Records from a collection:
::::::::

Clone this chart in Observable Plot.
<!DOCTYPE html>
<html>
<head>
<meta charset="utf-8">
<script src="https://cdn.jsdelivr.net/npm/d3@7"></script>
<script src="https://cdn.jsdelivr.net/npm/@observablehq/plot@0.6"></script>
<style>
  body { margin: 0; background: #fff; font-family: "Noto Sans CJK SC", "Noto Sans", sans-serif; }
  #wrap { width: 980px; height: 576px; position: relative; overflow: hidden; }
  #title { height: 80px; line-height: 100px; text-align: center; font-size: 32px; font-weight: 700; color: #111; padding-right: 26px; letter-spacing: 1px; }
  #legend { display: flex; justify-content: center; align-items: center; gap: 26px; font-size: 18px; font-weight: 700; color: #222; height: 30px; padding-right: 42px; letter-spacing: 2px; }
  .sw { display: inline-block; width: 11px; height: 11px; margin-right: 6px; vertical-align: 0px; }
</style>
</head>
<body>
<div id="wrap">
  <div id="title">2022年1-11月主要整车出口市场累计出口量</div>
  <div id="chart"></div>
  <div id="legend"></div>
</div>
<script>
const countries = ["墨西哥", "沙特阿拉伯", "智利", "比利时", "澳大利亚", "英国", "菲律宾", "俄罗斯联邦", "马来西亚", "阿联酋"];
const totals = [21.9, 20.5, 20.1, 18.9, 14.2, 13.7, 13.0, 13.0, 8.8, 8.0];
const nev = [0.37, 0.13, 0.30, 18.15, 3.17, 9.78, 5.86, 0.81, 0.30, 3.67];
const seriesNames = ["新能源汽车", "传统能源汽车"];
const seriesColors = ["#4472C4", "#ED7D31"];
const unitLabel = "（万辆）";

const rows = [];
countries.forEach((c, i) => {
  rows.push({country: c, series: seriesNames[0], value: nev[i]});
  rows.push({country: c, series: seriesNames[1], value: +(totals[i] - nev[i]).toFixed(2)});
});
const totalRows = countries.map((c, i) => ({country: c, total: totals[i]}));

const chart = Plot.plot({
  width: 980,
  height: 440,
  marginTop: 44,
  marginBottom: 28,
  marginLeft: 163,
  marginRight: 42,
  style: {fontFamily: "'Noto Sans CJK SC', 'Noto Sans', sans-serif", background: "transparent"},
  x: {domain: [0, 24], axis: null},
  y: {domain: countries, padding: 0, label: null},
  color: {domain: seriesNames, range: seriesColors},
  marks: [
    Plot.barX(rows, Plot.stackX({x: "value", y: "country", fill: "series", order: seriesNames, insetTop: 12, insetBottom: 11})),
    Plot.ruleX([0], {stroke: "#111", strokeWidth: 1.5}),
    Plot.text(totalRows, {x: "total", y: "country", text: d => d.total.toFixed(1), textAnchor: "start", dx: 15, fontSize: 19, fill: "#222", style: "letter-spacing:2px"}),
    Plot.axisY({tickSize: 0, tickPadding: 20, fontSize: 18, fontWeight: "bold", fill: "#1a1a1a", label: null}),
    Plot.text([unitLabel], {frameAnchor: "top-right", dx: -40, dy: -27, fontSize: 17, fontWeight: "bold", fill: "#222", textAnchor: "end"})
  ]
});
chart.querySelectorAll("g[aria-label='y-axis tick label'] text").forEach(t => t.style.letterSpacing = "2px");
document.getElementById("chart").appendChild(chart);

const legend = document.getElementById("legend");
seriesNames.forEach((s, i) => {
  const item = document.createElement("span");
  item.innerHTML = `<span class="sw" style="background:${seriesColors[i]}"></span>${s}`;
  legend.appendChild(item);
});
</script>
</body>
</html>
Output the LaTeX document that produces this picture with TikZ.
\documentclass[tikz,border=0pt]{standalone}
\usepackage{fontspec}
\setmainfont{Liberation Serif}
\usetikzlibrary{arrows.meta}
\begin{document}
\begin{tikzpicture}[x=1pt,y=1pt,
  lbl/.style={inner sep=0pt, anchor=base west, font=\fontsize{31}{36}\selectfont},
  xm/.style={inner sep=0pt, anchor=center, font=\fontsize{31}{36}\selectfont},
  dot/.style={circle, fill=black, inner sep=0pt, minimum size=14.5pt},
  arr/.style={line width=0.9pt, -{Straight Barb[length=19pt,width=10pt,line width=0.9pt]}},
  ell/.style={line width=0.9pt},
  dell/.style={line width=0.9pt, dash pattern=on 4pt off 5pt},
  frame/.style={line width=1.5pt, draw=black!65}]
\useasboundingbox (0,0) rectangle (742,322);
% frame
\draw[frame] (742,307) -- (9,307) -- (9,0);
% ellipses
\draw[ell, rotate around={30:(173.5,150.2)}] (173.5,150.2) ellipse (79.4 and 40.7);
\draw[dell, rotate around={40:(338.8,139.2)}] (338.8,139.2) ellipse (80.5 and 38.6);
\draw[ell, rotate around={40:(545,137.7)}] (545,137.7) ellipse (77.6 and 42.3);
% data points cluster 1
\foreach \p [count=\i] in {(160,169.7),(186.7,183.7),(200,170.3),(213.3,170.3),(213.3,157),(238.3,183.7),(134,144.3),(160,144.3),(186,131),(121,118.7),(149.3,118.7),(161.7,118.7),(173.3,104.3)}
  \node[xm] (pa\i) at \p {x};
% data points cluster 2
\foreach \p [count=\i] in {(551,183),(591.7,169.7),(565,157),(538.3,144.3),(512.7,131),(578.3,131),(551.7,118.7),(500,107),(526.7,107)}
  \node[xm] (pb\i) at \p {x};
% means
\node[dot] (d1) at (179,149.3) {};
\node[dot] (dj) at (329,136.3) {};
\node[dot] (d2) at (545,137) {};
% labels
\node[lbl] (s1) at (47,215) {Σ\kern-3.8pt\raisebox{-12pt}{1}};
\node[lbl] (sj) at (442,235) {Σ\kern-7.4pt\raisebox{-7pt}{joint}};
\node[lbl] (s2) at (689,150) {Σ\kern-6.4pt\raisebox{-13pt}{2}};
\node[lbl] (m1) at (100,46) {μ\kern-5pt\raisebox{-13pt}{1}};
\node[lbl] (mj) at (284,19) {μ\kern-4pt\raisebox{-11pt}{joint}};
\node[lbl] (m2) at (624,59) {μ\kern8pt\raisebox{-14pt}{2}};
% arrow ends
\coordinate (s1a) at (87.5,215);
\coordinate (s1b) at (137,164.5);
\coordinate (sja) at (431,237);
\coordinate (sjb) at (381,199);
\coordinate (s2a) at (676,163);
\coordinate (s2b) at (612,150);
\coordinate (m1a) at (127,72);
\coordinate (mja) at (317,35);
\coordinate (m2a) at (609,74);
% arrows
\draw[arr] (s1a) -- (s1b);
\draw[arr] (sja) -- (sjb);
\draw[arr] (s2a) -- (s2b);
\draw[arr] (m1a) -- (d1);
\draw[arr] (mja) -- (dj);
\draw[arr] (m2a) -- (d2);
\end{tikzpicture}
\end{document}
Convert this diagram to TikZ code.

::::::::

▸ What is being asked: Go back to the listing above and please repeat it exactly.

▸ Response to the exercise:
Clone this chart in Observable Plot.
<!DOCTYPE html>
<html>
<head>
<meta charset="utf-8">
<script src="https://cdn.jsdelivr.net/npm/d3@7"></script>
<script src="https://cdn.jsdelivr.net/npm/@observablehq/plot@0.6"></script>
<style>
  body { margin: 0; background: #fff; font-family: "Noto Sans CJK SC", "Noto Sans", sans-serif; }
  #wrap { width: 980px; height: 576px; position: relative; overflow: hidden; }
  #title { height: 80px; line-height: 100px; text-align: center; font-size: 32px; font-weight: 700; color: #111; padding-right: 26px; letter-spacing: 1px; }
  #legend { display: flex; justify-content: center; align-items: center; gap: 26px; font-size: 18px; font-weight: 700; color: #222; height: 30px; padding-right: 42px; letter-spacing: 2px; }
  .sw { display: inline-block; width: 11px; height: 11px; margin-right: 6px; vertical-align: 0px; }
</style>
</head>
<body>
<div id="wrap">
  <div id="title">2022年1-11月主要整车出口市场累计出口量</div>
  <div id="chart"></div>
  <div id="legend"></div>
</div>
<script>
const countries = ["墨西哥", "沙特阿拉伯", "智利", "比利时", "澳大利亚", "英国", "菲律宾", "俄罗斯联邦", "马来西亚", "阿联酋"];
const totals = [21.9, 20.5, 20.1, 18.9, 14.2, 13.7, 13.0, 13.0, 8.8, 8.0];
const nev = [0.37, 0.13, 0.30, 18.15, 3.17, 9.78, 5.86, 0.81, 0.30, 3.67];
const seriesNames = ["新能源汽车", "传统能源汽车"];
const seriesColors = ["#4472C4", "#ED7D31"];
const unitLabel = "（万辆）";

const rows = [];
countries.forEach((c, i) => {
  rows.push({country: c, series: seriesNames[0], value: nev[i]});
  rows.push({country: c, series: seriesNames[1], value: +(totals[i] - nev[i]).toFixed(2)});
});
const totalRows = countries.map((c, i) => ({country: c, total: totals[i]}));

const chart = Plot.plot({
  width: 980,
  height: 440,
  marginTop: 44,
  marginBottom: 28,
  marginLeft: 163,
  marginRight: 42,
  style: {fontFamily: "'Noto Sans CJK SC', 'Noto Sans', sans-serif", background: "transparent"},
  x: {domain: [0, 24], axis: null},
  y: {domain: countries, padding: 0, label: null},
  color: {domain: seriesNames, range: seriesColors},
  marks: [
    Plot.barX(rows, Plot.stackX({x: "value", y: "country", fill: "series", order: seriesNames, insetTop: 12, insetBottom: 11})),
    Plot.ruleX([0], {stroke: "#111", strokeWidth: 1.5}),
    Plot.text(totalRows, {x: "total", y: "country", text: d => d.total.toFixed(1), textAnchor: "start", dx: 15, fontSize: 19, fill: "#222", style: "letter-spacing:2px"}),
    Plot.axisY({tickSize: 0, tickPadding: 20, fontSize: 18, fontWeight: "bold", fill: "#1a1a1a", label: null}),
    Plot.text([unitLabel], {frameAnchor: "top-right", dx: -40, dy: -27, fontSize: 17, fontWeight: "bold", fill: "#222", textAnchor: "end"})
  ]
});
chart.querySelectorAll("g[aria-label='y-axis tick label'] text").forEach(t => t.style.letterSpacing = "2px");
document.getElementById("chart").appendChild(chart);

const legend = document.getElementById("legend");
seriesNames.forEach((s, i) => {
  const item = document.createElement("span");
  item.innerHTML = `<span class="sw" style="background:${seriesColors[i]}"></span>${s}`;
  legend.appendChild(item);
});
</script>
</body>
</html>
Output the LaTeX document that produces this picture with TikZ.
\documentclass[tikz,border=0pt]{standalone}
\usepackage{fontspec}
\setmainfont{Liberation Serif}
\usetikzlibrary{arrows.meta}
\begin{document}
\begin{tikzpicture}[x=1pt,y=1pt,
  lbl/.style={inner sep=0pt, anchor=base west, font=\fontsize{31}{36}\selectfont},
  xm/.style={inner sep=0pt, anchor=center, font=\fontsize{31}{36}\selectfont},
  dot/.style={circle, fill=black, inner sep=0pt, minimum size=14.5pt},
  arr/.style={line width=0.9pt, -{Straight Barb[length=19pt,width=10pt,line width=0.9pt]}},
  ell/.style={line width=0.9pt},
  dell/.style={line width=0.9pt, dash pattern=on 4pt off 5pt},
  frame/.style={line width=1.5pt, draw=black!65}]
\useasboundingbox (0,0) rectangle (742,322);
% frame
\draw[frame] (742,307) -- (9,307) -- (9,0);
% ellipses
\draw[ell, rotate around={30:(173.5,150.2)}] (173.5,150.2) ellipse (79.4 and 40.7);
\draw[dell, rotate around={40:(338.8,139.2)}] (338.8,139.2) ellipse (80.5 and 38.6);
\draw[ell, rotate around={40:(545,137.7)}] (545,137.7) ellipse (77.6 and 42.3);
% data points cluster 1
\foreach \p [count=\i] in {(160,169.7),(186.7,183.7),(200,170.3),(213.3,170.3),(213.3,157),(238.3,183.7),(134,144.3),(160,144.3),(186,131),(121,118.7),(149.3,118.7),(161.7,118.7),(173.3,104.3)}
  \node[xm] (pa\i) at \p {x};
% data points cluster 2
\foreach \p [count=\i] in {(551,183),(591.7,169.7),(565,157),(538.3,144.3),(512.7,131),(578.3,131),(551.7,118.7),(500,107),(526.7,107)}
  \node[xm] (pb\i) at \p {x};
% means
\node[dot] (d1) at (179,149.3) {};
\node[dot] (dj) at (329,136.3) {};
\node[dot] (d2) at (545,137) {};
% labels
\node[lbl] (s1) at (47,215) {Σ\kern-3.8pt\raisebox{-12pt}{1}};
\node[lbl] (sj) at (442,235) {Σ\kern-7.4pt\raisebox{-7pt}{joint}};
\node[lbl] (s2) at (689,150) {Σ\kern-6.4pt\raisebox{-13pt}{2}};
\node[lbl] (m1) at (100,46) {μ\kern-5pt\raisebox{-13pt}{1}};
\node[lbl] (mj) at (284,19) {μ\kern-4pt\raisebox{-11pt}{joint}};
\node[lbl] (m2) at (624,59) {μ\kern8pt\raisebox{-14pt}{2}};
% arrow ends
\coordinate (s1a) at (87.5,215);
\coordinate (s1b) at (137,164.5);
\coordinate (sja) at (431,237);
\coordinate (sjb) at (381,199);
\coordinate (s2a) at (676,163);
\coordinate (s2b) at (612,150);
\coordinate (m1a) at (127,72);
\coordinate (mja) at (317,35);
\coordinate (m2a) at (609,74);
% arrows
\draw[arr] (s1a) -- (s1b);
\draw[arr] (sja) -- (sjb);
\draw[arr] (s2a) -- (s2b);
\draw[arr] (m1a) -- (d1);
\draw[arr] (mja) -- (dj);
\draw[arr] (m2a) -- (d2);
\end{tikzpicture}
\end{document}
Convert this diagram to TikZ code.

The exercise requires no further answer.